Why Most Pants Fail Early
Fabric abrasion and shine. Fabric wear usually starts at the thighs and knees, where friction is constant. Weak yarns or loosely woven cloth flatten fast, leaving shiny spots that signal collapsed fibers. Once this happens, the damage is structural. The fabric loses recovery, starts to bag, and the trousers look worn out long before they truly are.
Seam slippage and low stitch density. Seams are not just lines of thread; they hold the entire structure together. When long stitches are used to save time, that strength disappears. On stress zones such as the seat or pocket openings, fabric begins to separate even if the thread is intact. Small gaps spread with each wear until the seam finally gives way.
Pocket failure. Pockets take the hardest beating of any part of a pair of pants. Keys, phones, and wallets pull constantly on the seams. Lightweight pocketing fabric or missing reinforcements cause rips that spread fast. Once a pocket tears, the trousers are not only less functional but often no longer wearable.
Hardware fatigue. Buttons, zippers, and hooks might seem like small details, but they decide how long a pair of trousers will last. Weak thread on a button or a zipper attached to thin tape will always give out early. These failures feel unfair because the fabric may still look fine, yet the trousers are useless once a single component breaks.
How to Identify Trousers That Will Last
Quality leaves traces. You can spot a well-made pair of trousers in less than two minutes. The signs are small but consistent, details that tell you how much care went into the build.
Inside finish. Turn the hem or waistband inside out. Clean stitching, trimmed threads, and tidy seam edges reveal how the entire garment was made. If the inside looks rough, the rest usually follows.
Seam strength. Pull gently on a side seam and watch the stitches. If you can see gaps or light through them, the stitch length is too long and the seam will give way under stress. High stitch density means time spent and strength gained.
Pocket check. Turn the pockets inside out. Look for neat, even stitching, bar tacks at each corner, and pocketing fabric that feels sturdy enough to hold a phone or keys. Thin, loose pocketing is one of the first areas to fail.

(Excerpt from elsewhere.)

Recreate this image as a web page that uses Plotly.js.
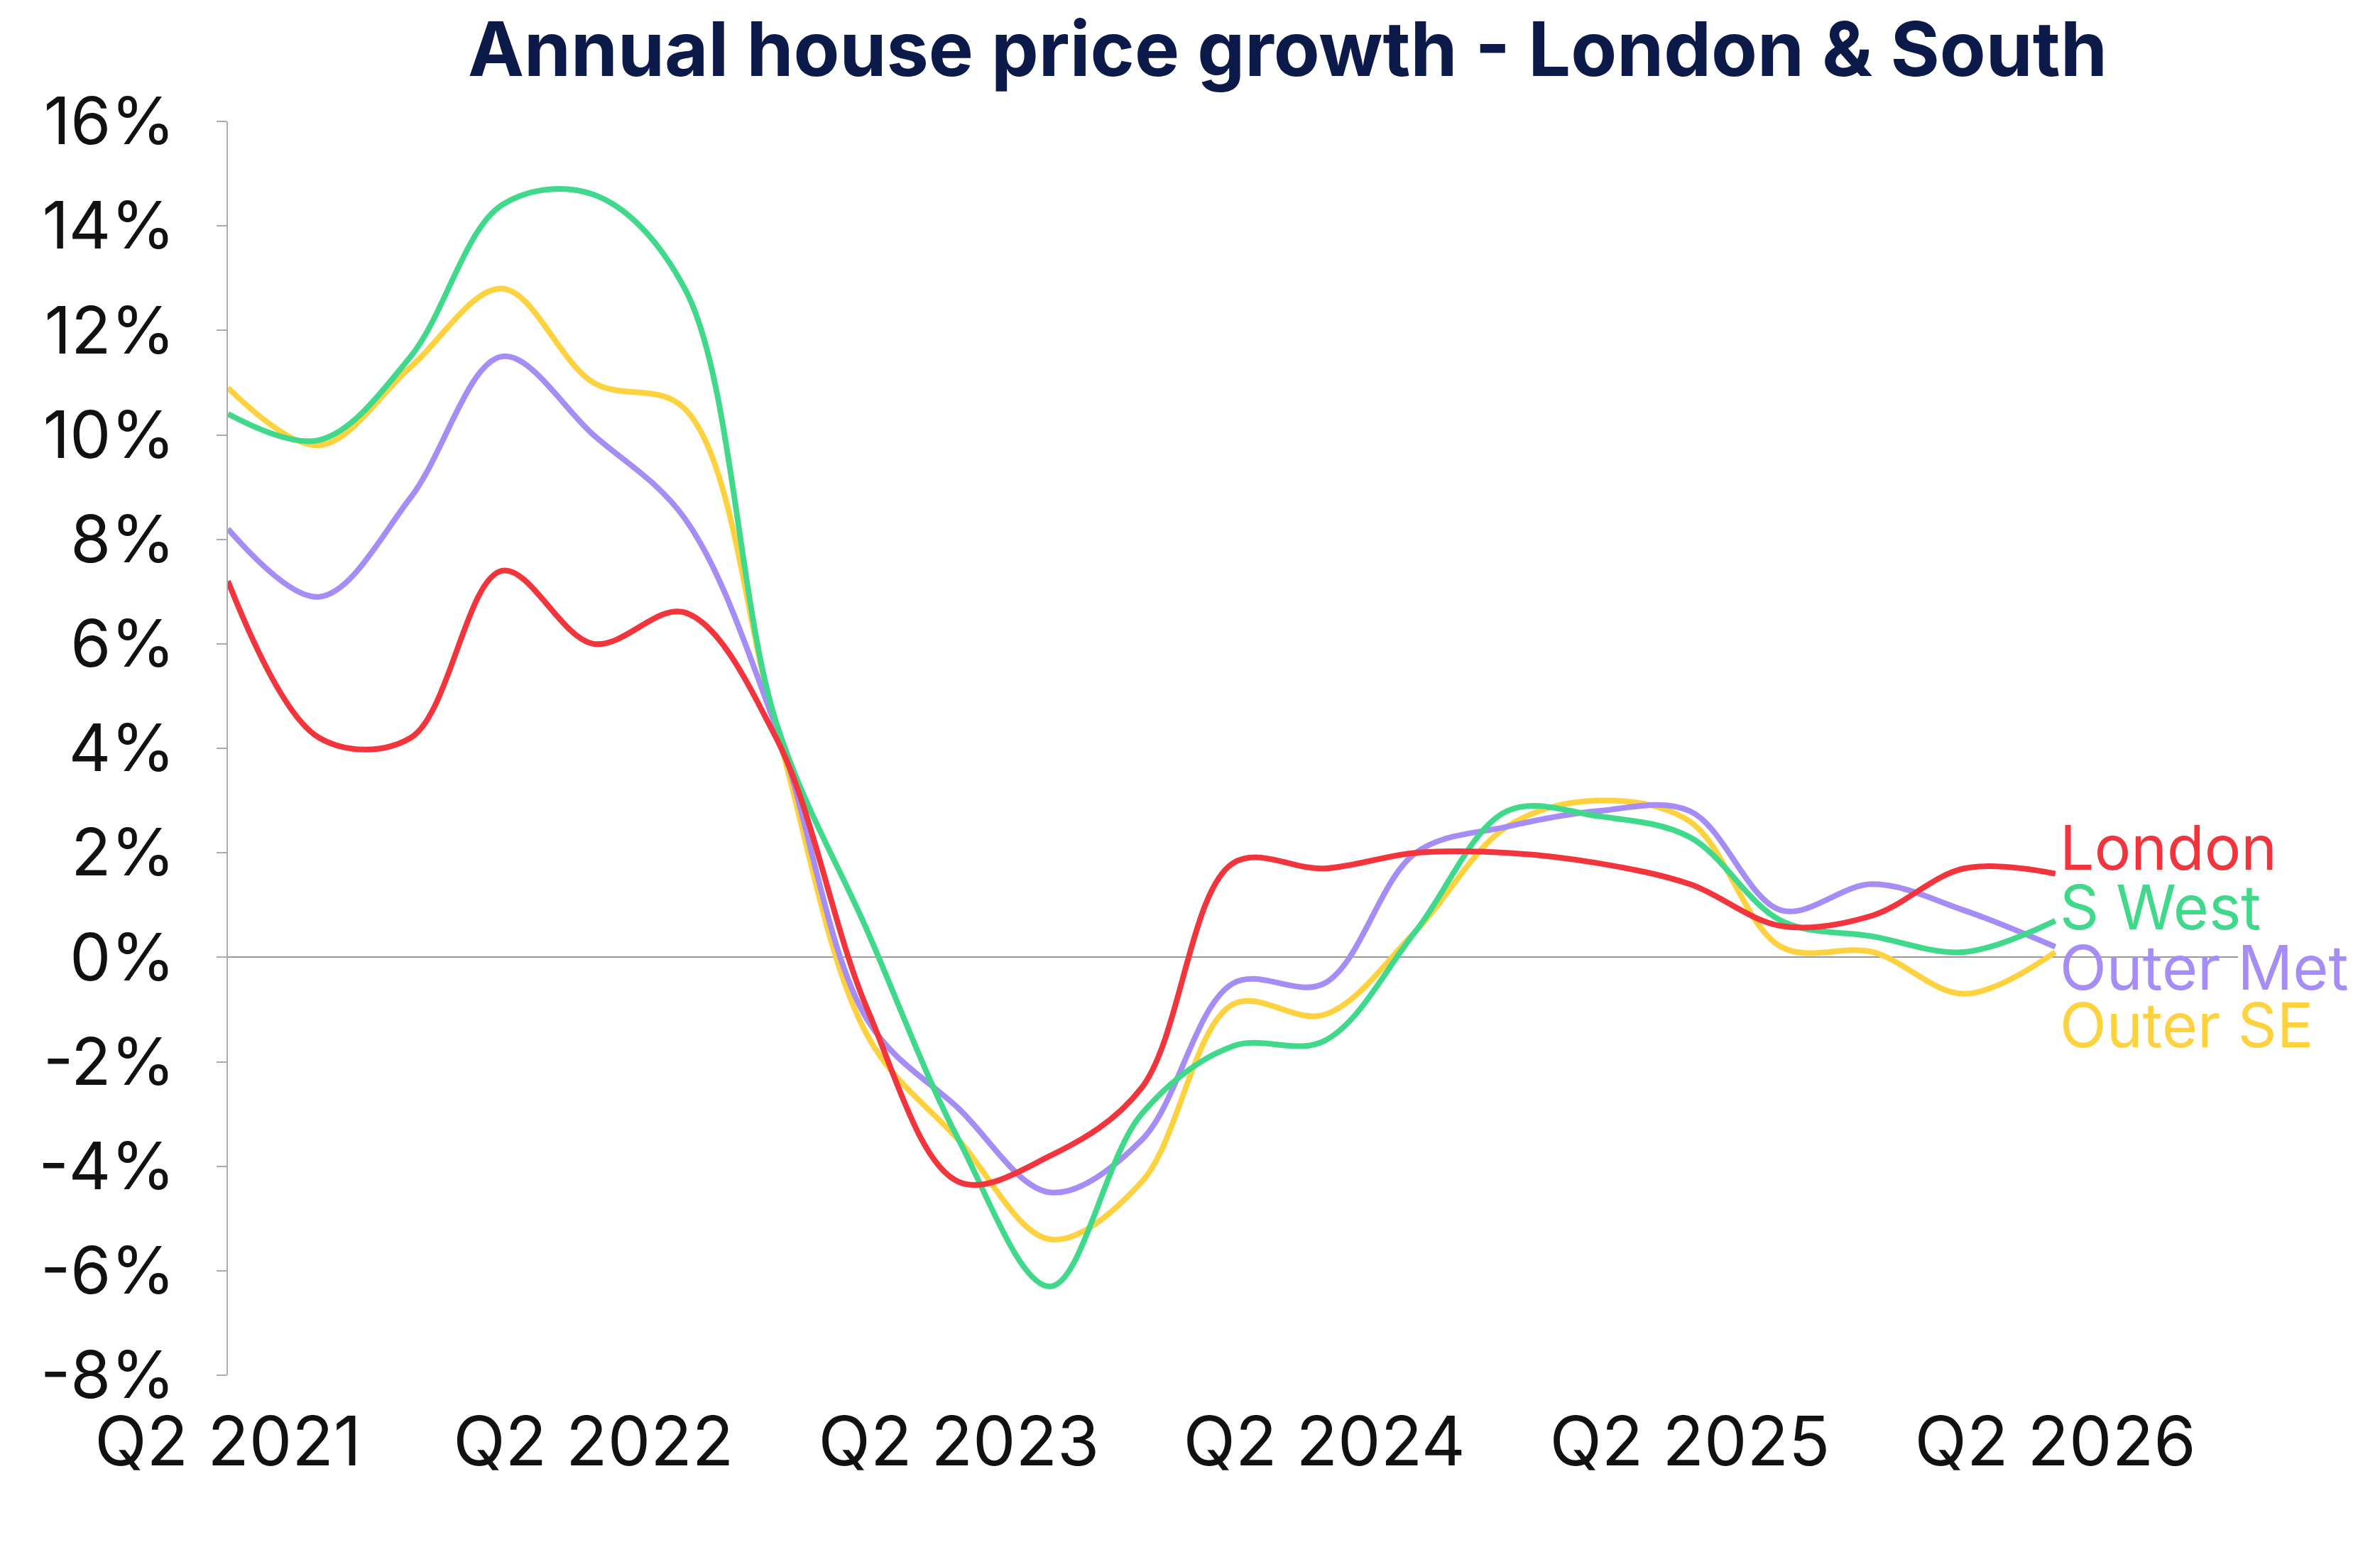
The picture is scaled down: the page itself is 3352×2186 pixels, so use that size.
<!DOCTYPE html><html><head><script src="https://cdn.plot.ly/plotly-3.0.1.min.js"></script>
<style>body{margin:0}#c{width:3352px;height:2186px}</style></head><body><div id="c"></div><script>
const quarters=[0,1,2,3,4,5,6,7,8,9,10,11,12,13,14,15,16,17,18,19,20];
const tickVals=[0,4,8,12,16,20];
const tickText=["Q2 2021","Q2 2022","Q2 2023","Q2 2024","Q2 2025","Q2 2026"];
const yTickVals=[-8,-6,-4,-2,0,2,4,6,8,10,12,14,16];
const yTickText=["-8%","-6%","-4%","-2%","0%","2%","4%","6%","8%","10%","12%","14%","16%"];
const london=[7.2,4.2,4.2,7.4,6.0,6.6,4.2,-1.0,-4.3,-3.8,-2.5,1.8,1.7,2.0,2.0,1.8,1.4,0.6,0.8,1.7,1.6];
const swest=[10.4,9.9,11.5,14.4,14.6,12.8,4.5,0.5,-3.5,-6.3,-3.0,-1.7,-1.6,0.5,2.8,2.7,2.3,0.7,0.4,0.1,0.7];
const outerMet=[8.2,6.9,8.8,11.5,10.0,8.4,4.4,-1.2,-2.9,-4.5,-3.5,-0.5,-0.5,2.0,2.5,2.8,2.8,0.9,1.4,0.9,0.2];
const outerSE=[10.9,9.8,11.3,12.8,11.0,10.5,4.4,-1.5,-3.5,-5.4,-4.3,-0.9,-1.1,0.5,2.5,3.0,2.6,0.2,0.1,-0.7,0.1];
const series=[["Outer SE",outerSE,"#fdd23e",-1.3],["Outer Met",outerMet,"#a68cf5",-0.2],["S West",swest,"#40d98c",0.95],["London",london,"#f2343d",2.1]];
const traces=series.map(s=>({x:quarters,y:s[1],type:"scatter",mode:"lines",line:{shape:"spline",smoothing:1,color:s[2],width:8},name:s[0],cliponaxis:false}));
const ann=series.map(s=>({x:20.03,y:s[3],xref:"x",yref:"y",text:s[0],showarrow:false,xanchor:"left",font:{size:86,color:s[2],family:"Inter, Noto Sans"}}));
Plotly.newPlot("c",traces,{width:3352,height:2186,showlegend:false,paper_bgcolor:"#fff",plot_bgcolor:"#fff",
margin:{l:321,r:200,t:171,b:249},
title:{text:"<b>Annual house price growth - London & South</b>",x:0.541,xref:"container",y:0.985,yanchor:"top",font:{size:106,color:"#0c1a4a",family:"Inter, Noto Sans"}},
xaxis:{range:[0,22],tickvals:tickVals,ticktext:tickText,showgrid:false,zeroline:false,showline:false,ticks:"",ticklabelstandoff:30,tickfont:{size:96,color:"#111",family:"Inter, Noto Sans"}},
yaxis:{range:[-8,16],tickvals:yTickVals,ticktext:yTickText,showgrid:false,zeroline:true,zerolinecolor:"#999",zerolinewidth:2,showline:true,linecolor:"#aaa",linewidth:2,ticks:"outside",ticklen:14,tickcolor:"#aaa",tickwidth:2,ticklabelstandoff:40,tickfont:{size:92,color:"#111",family:"Inter, Noto Sans"}},
annotations:ann},{staticPlot:true});
</script></body></html>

Transparency. On the label or product page, check for clear composition, origin, and testing data such as Martindale abrasion or seam strength.
How to To Make Your Trousers Last Longer
Durability does not end at checkout. Even the best-built trousers depend on how they are treated. Air between wears and wash only when necessary, over-washing erodes fibers and finishes. Use mild detergent, low heat, and skip fabric softeners that clog technical finishes. Heat reactivates water repellency in certain fabrics; for others, it accelerates decay. Follow the label closely.
Small acts of maintenance add years. Reattach a button before it’s lost. Reinforce a seam before it opens. A pair that’s repaired early stays structurally sound, while one left “until later” often crosses the point of no return. Tailoring belongs in this category too. A clean hem, a small seat let-out, or a reinforced pocket edge are acts of preservation, not vanity.
Finally, store them right. Hanging prevents permanent creasing and lets fabric breathe. Folding traps moisture and creates pressure marks that weaken fibers. Simple habits, airing, gentle washing, small repairs, do more for the planet than any recycling label ever could.
Design Philosophy: Building for Time
Longevity is a design principle, not a side effect. It starts with proportion, continues through construction, and ends with testing. At åäö, we build with the idea that clothes should age with dignity. That means reinforced stress points, abrasion-tested fabrics, balanced waistbands, and pocketing that survives years of daily use. Production takes place in Sweden to keep quality close and timelines deliberate.
We test, adjust, and repeat until failure stops showing up. The result is simple: trousers that do their job so well you never have to think about them.
FAQ
What happens to donated clothes that aren’t sold?
Most donated garments are sorted and exported to secondhand markets in Africa or Asia. A large share becomes waste upon arrival because it is too damaged to resell. Extending garment lifespan before donation is the best way to keep clothing out of landfill.
Do heavier trousers last longer?
Not always. Weight alone does not guarantee strength. Weave density, yarn quality, and finishing matter more than mass. A well-built mid-weight trouser can easily outlast a heavy one with weak stitching or poor interlining.
How long should a quality pair of trousers last?
With proper construction and care, good trousers should last five to ten years or more. Factors like abrasion resistance, pocket reinforcement, and washing habits make a significant difference. Rotating between pairs and repairing extends life dramatically.
Why do my pants lose shape after a few washes?
Shape loss usually comes from low-quality yarns, weak interlinings, or excessive heat during washing and drying. Follow care labels and reshape while damp. Good materials recover. Poor ones do not.
What’s better for the planet: buying recycled fabrics or wearing longer?
Wearing longer. Studies confirm that extending a garment’s active life has a greater environmental benefit than recycling alone. Recycling still matters, but keeping clothes in use delays waste and reduces the need for new production.
How can I tell if a brand actually builds for longevity?
Look for transparency. Brands that test for abrasion, seam slippage, and strength will usually mention it. Honest product pages list composition, origin, and care instructions. If information is vague or missing, durability probably wasn’t a design priority.
Are repairs really worth it?
For quality garments, yes. Small preventive repairs, like reinforcing a seam or re-stitching a pocket, can add years of wear. It’s almost always cheaper and more sustainable than buying new. Think of repairs as part of ownership, not a sign of failure.
This article is for educational purposes. It is designed to help readers evaluate any pair of trousers, not just ours.